A glue similar to the one made by sandcastle worms may one day paste together bones in the human body
Scientists often look to the natural world for inspiration and ideas. Now, we may be able to thank an unusual worm for a new kind of superglue.
At the University of Utah in Salt Lake City, scientists have created a powerful adhesive that works underwater and hardens quickly, which means it may be useful inside the human body. Most glues don’t work well inside the body, where everything is wet. When surgeons operate on a person to repair broken bones, for example, they may be able to use the new glue to hold the bones together.
The Utah scientists were inspired to make the new glue by a little sea animal called the sandcastle worm. It lives on the coast in an area between the water levels for high and low tides. During high tide, their homes are underwater; when the tide goes out, their homes are left high and dry.
This sea creature gets its name from its house. A sandcastle worm builds its own house by collecting grains of sand, broken shells and other debris and stacking these bits all around. The worm also produces a glue that is used to stick all these pieces together, forming a solid tube. The worm’s glue hardens underwater in less than 30 seconds, and within a few hours the glue gets tough like leather.
Russell Stewart, one of the scientists who worked on the new glue, says that in the same way the sandcastle worm glues together grains of sand, surgeons may be able to glue together broken bones. The worm “literally glues skeletons together underwater, so we thought it would be a good model for wet surgery,” he says.
Stewart, who is a bioengineer at the University of Utah in Salt Lake City, and his colleagues set out to understand the worm’s adhesive, so they could then make their own. First, they studied the sandcastle worm’s glue in the laboratory. They found many proteins, which are tiny molecules that are the construction material of most living things. The researchers learned which proteins give the glue its super-sticking power by studying the proteins’ structures. Half the proteins had strong positive or negative electric charges. Positive and negative charges are attracted to each other and stick together, and this helped make the glue extra sticky.

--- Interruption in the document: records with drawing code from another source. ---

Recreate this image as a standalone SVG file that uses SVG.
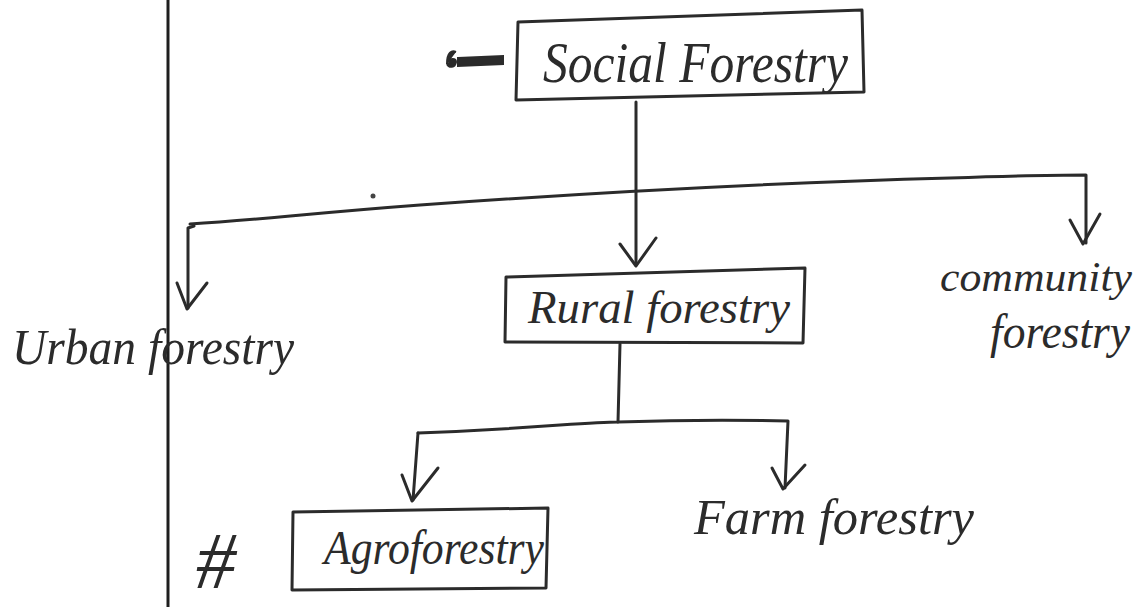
<svg xmlns="http://www.w3.org/2000/svg" width="1136" height="607" viewBox="0 0 1136 607">
<style>
.ln{fill:none;stroke:#2b2b2b;stroke-width:3;stroke-linecap:round;stroke-linejoin:round}
.bx{fill:none;stroke:#2b2b2b;stroke-width:3;stroke-linejoin:round}
.t{font-family:"Liberation Serif",serif;font-style:italic;fill:#2b2b2b}
</style>
<rect width="1136" height="607" fill="#ffffff"/>
<line x1="168" y1="0" x2="168" y2="607" stroke="#1e1e1e" stroke-width="3"/>
<circle cx="373" cy="196" r="2.5" fill="#444"/>
<g id="connectors">
<path class="ln" d="M636 102 L636 265"/>
<path class="ln" d="M620 244 L636 266 L656 238"/>
<path class="ln" d="M192 224 L190 224 C260 220 300 214 420 205 C600 192 800 182 950 178 C1010 176 1050 175 1086 175 L1086 243"/>
<path class="ln" d="M1070 220 L1083 244 L1100 214"/>
<path class="ln" d="M194 226 L188 228 L188 308"/>
<path class="ln" d="M177 283 L187 309 L207 283"/>
<path class="ln" d="M620 344 L618 422"/>
<path class="ln" d="M418 433 C470 431 520 428 560 425 C590 423 605 422 618 422 C680 420 740 420 788 421 L785 488"/>
<path class="ln" d="M418 433 L413 500"/>
<path class="ln" d="M402 475 L412 501 L438 468"/>
<path class="ln" d="M772 468 L783 489 L805 465"/>
</g>
<g id="social">
<path class="bx" d="M518 22 L862 10 L864 92 L516 100 Z"/>
<path d="M447 64 C447 52 452 50 456 52 M447 64 C449 68 455 68 456 62 C456 58 450 58 448 62 M458 58 L503 56 L503 64 L458 66 Z" fill="#2b2b2b" stroke="#2b2b2b" stroke-width="2"/>
<text class="t" x="543" y="82" font-size="56" textLength="305" lengthAdjust="spacingAndGlyphs">Social Forestry</text>
</g>
<g id="rural">
<path class="bx" d="M506 277 L805 268 L803 343 L505 342 Z"/>
<text class="t" x="528" y="323" font-size="46" textLength="262" lengthAdjust="spacingAndGlyphs">Rural forestry</text>
</g>
<g id="urban">
<text class="t" x="12" y="364" font-size="50" textLength="282" lengthAdjust="spacingAndGlyphs">Urban forestry</text>
</g>
<g id="community">
<text class="t" x="940" y="291" font-size="42" textLength="192" lengthAdjust="spacingAndGlyphs">community</text>
<text class="t" x="990" y="348" font-size="48" textLength="140" lengthAdjust="spacingAndGlyphs">forestry</text>
</g>
<g id="agro">
<path class="bx" d="M293 512 L548 508 L546 588 L292 590 Z"/>
<text class="t" x="196" y="588" font-size="80">#</text>
<text class="t" x="324" y="564" font-size="48" textLength="220" lengthAdjust="spacingAndGlyphs">Agroforestry</text>
</g>
<g id="farm">
<text class="t" x="694" y="534" font-size="50" textLength="280" lengthAdjust="spacingAndGlyphs">Farm forestry</text>
</g>
</svg>
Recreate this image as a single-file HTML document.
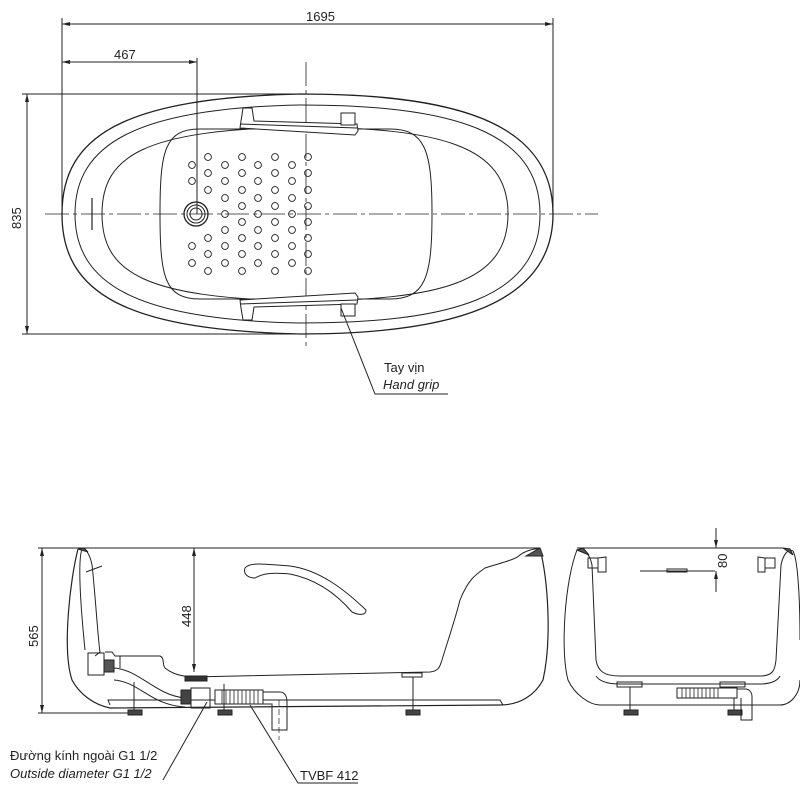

Once they identified and understood the proteins, the scientists made their own version of the glue in the laboratory. They tested their creation and found that it worked underwater—and was about twice as strong as the worm glue. Further tests showed that the glue isn’t poisonous to human cells.
At the end of the experiment, the scientists had invented a new superstrong glue that worked underwater and was not toxic, which means it didn’t cause harm. These three qualities—strong, working underwater, nontoxic—could make the glue an important part of surgeries in the future. Plus, researchers are now looking at ways to make the glue able to dissolve, which means that over time, as the bones healed, the glue would disappear.
Stewart and his team may have found a new way to help bones heal—all because of a funny little worm on the beach.